Managing import exposure remains an energy security and fiscal concern for many African governments. Today, half of LPG and a fifth of bioethanol consumed in sub-Saharan Africa is imported. Production of LPG from natural gas processing and crude oil refining is set to rise slightly to 2030 in the region, and bioethanol production capacity is expanding from the 25 facilities active today. Global markets for both fuels have sufficient buffering capacity to absorb demand increases in the near-term. Building local storage and taking measures to diversify suppliers and the mix of cooking fuels can also help manage price shocks and supply disruptions. In parallel, governments are looking to better utilise domestic resources for cooking, including electricity and agricultural waste. Today, at least 20 biomass pellet facilities are operating or under development in the region and biogas projects operate in 17 countries.
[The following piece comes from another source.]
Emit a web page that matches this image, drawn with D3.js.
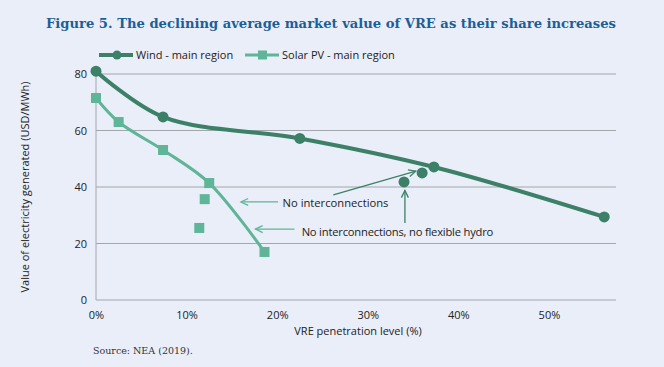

Achieving full access in Africa to clean cooking by 2040 will require efforts across governments, industry, civil society, and the international community. Keeping this issue high on the regional and international agenda helps sustain momentum. In 2024, clean cooking was featured in both Italy’s G7 and Brazil’s G20 Leaders’ statements, – a first – and South Africa’s G20 is making clean cooking a priority. All stakeholders have a role to play in advancing practical solutions, mobilising investment, and implementing policies that deliver lasting impact. The IEA has led efforts on clean cooking since the early 2000s and will continue to monitor progress, including tracking policies, financing, and on-the-ground outcomes – to ensure clean cooking becomes a reality for all.